* Stated goal: The line holding "const subtitleText = 'Hyd. No. 24 -- 2 Year';" is the last one to output; start at the first line of the data, keep every line in between exactly, and leave out pictures.

## begin

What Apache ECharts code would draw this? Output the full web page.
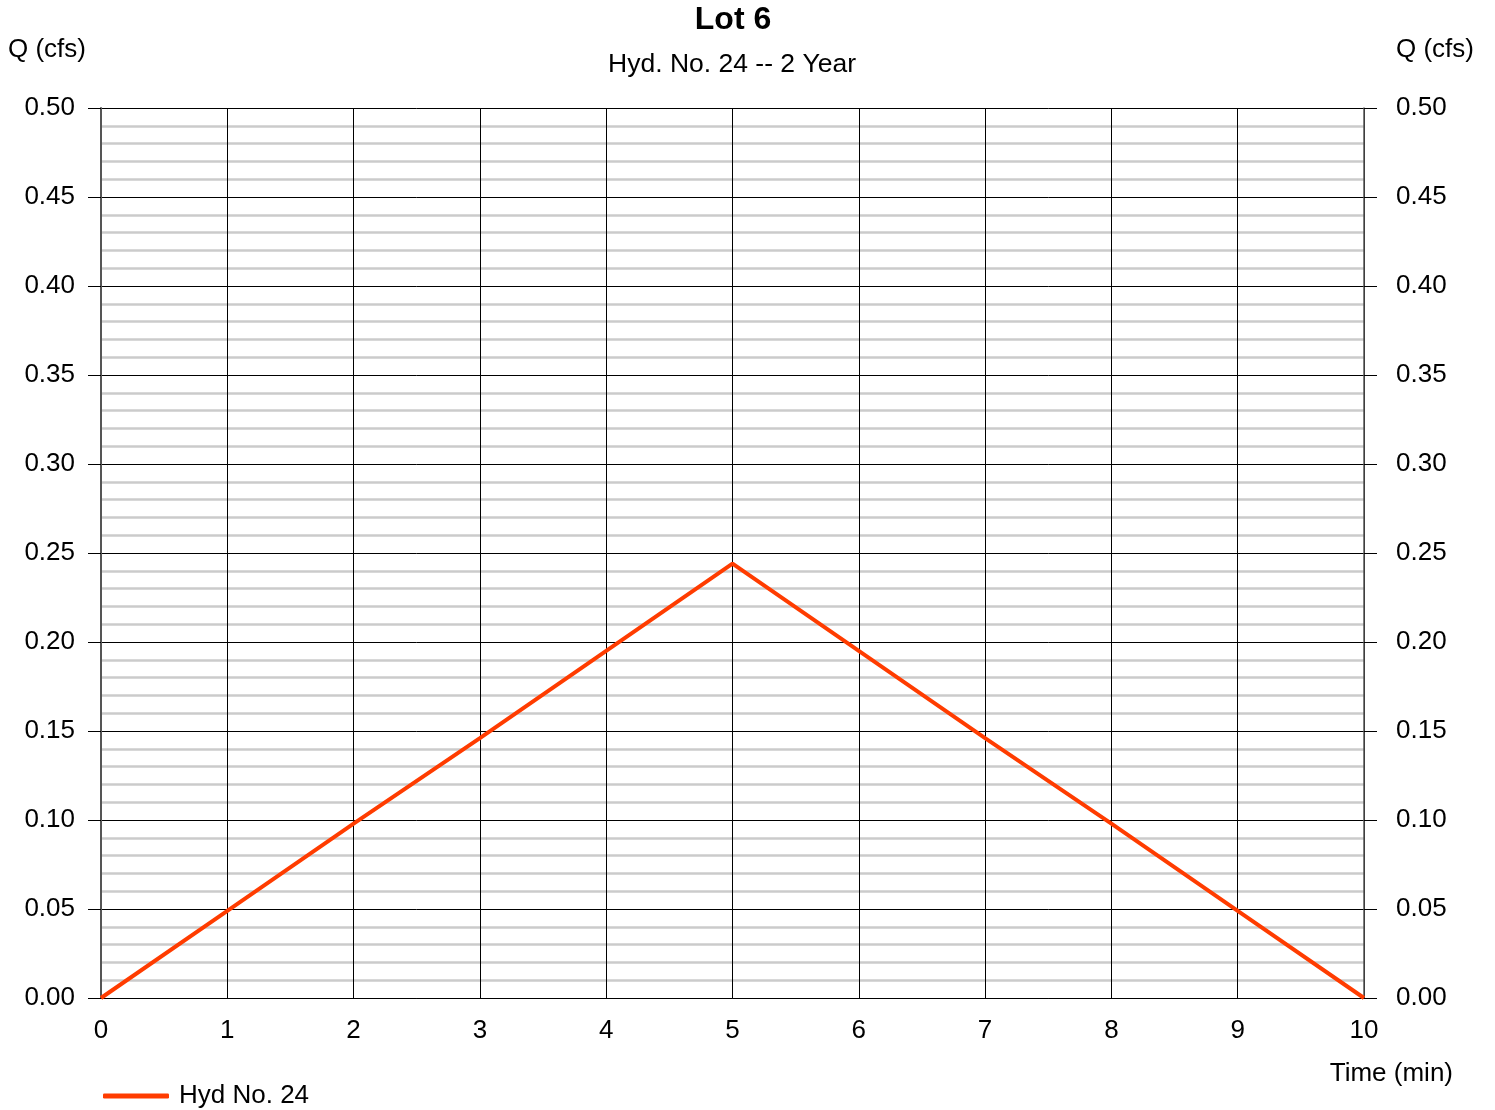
<!DOCTYPE html>
<html><head><meta charset="utf-8">
<script src="https://cdn.jsdelivr.net/npm/echarts@6/dist/echarts.min.js"></script>
<style>html,body{margin:0;padding:0;background:#fff}#c{width:1495px;height:1110px}</style>
</head><body><div id="c"></div>
<script>
const timeMin = [0, 1, 2, 3, 4, 5, 6, 7, 8, 9, 10];
const flowCfs = [0, 0.049, 0.098, 0.146, 0.195, 0.244, 0.195, 0.146, 0.098, 0.049, 0];
const seriesName = 'Hyd No. 24';
const titleText = 'Lot 6';
const subtitleText = 'Hyd. No. 24 -- 2 Year';

const FONT = 'Liberation Sans, Arial, sans-serif';
const FS = 26;
const chart = echarts.init(document.getElementById('c'));
const yAxisCommon = {
  type: 'value', min: 0, max: 0.5, interval: 0.05,
  axisLine: { show: true, lineStyle: { color: '#555', width: 2 } },
  axisTick: { show: true, length: 13, lineStyle: { color: '#000', width: 1 } },
  axisLabel: { fontFamily: FONT, fontSize: FS, color: '#000', padding: [4, 0, 0, 0], formatter: v => v.toFixed(2) },
  splitLine: { show: true, lineStyle: { color: '#000', width: 1 } },
  minorTick: { show: false, splitNumber: 5 },
  minorSplitLine: { show: true, lineStyle: { color: '#cbcbcb', width: 2.5 } }
};
chart.setOption({
  animation: false,
  backgroundColor: '#fff',
  grid: { left: 101, right: 131, top: 108, bottom: 112 },
  legend: {
    left: 98, top: 1078, itemWidth: 66, itemHeight: 5, itemGap: 10,
    data: [{ name: seriesName, icon: 'roundRect' }],
    textStyle: { fontFamily: FONT, fontSize: FS, color: '#000', padding: [0, 0, 0, 5] }
  },
  xAxis: {
    type: 'value', min: 0, max: 10, interval: 1,
    axisLine: { show: true, lineStyle: { color: '#000', width: 1 } },
    axisTick: { show: false },
    axisLabel: { fontFamily: FONT, fontSize: FS, color: '#000', margin: 20 },
    splitLine: { show: true, lineStyle: { color: '#000', width: 1 } }
  },
  yAxis: [
    Object.assign({}, yAxisCommon, { position: 'left', axisLabel: Object.assign({}, yAxisCommon.axisLabel, { margin: 26 }) }),
    Object.assign({}, yAxisCommon, { position: 'right', axisLine: { show: true, lineStyle: { color: '#555', width: 1.5 } }, splitLine: { show: false }, minorSplitLine: { show: false }, axisLabel: Object.assign({}, yAxisCommon.axisLabel, { margin: 32 }) })
  ],
  graphic: [
    { type: 'text', x: 733, y: 20, style: { text: titleText, fontFamily: FONT, fontSize: 32, fontWeight: 'bold', fill: '#000', align: 'center', verticalAlign: 'middle' } },
    { type: 'text', x: 732, y: 65, style: { text: subtitleText, fontFamily: FONT, fontSize: 26.5, fill: '#000', align: 'center', verticalAlign: 'middle' } },
    { type: 'text', x: 8, y: 50, style: { text: 'Q (cfs)', fontFamily: FONT, fontSize: FS, fill: '#000', align: 'left', verticalAlign: 'middle' } },
    { type: 'text', x: 1396, y: 50, style: { text: 'Q (cfs)', fontFamily: FONT, fontSize: FS, fill: '#000', align: 'left', verticalAlign: 'middle' } },
    { type: 'text', x: 1453, y: 1074, style: { text: 'Time (min)', fontFamily: FONT, fontSize: FS, fill: '#000', align: 'right', verticalAlign: 'middle' } }
  ],
  series: [{
    name: seriesName, type: 'line', yAxisIndex: 0,
    data: timeMin.map((t, i) => [t, flowCfs[i]]),
    showSymbol: false, symbol: 'none',
    lineStyle: { color: '#ff3c00', width: 4 },
    itemStyle: { color: '#ff3c00' }
  }]
});
</script></body></html>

## end

* Response to this task:
What Apache ECharts code would draw this? Output the full web page.
<!DOCTYPE html>
<html><head><meta charset="utf-8">
<script src="https://cdn.jsdelivr.net/npm/echarts@6/dist/echarts.min.js"></script>
<style>html,body{margin:0;padding:0;background:#fff}#c{width:1495px;height:1110px}</style>
</head><body><div id="c"></div>
<script>
const timeMin = [0, 1, 2, 3, 4, 5, 6, 7, 8, 9, 10];
const flowCfs = [0, 0.049, 0.098, 0.146, 0.195, 0.244, 0.195, 0.146, 0.098, 0.049, 0];
const seriesName = 'Hyd No. 24';
const titleText = 'Lot 6';
const subtitleText = 'Hyd. No. 24 -- 2 Year';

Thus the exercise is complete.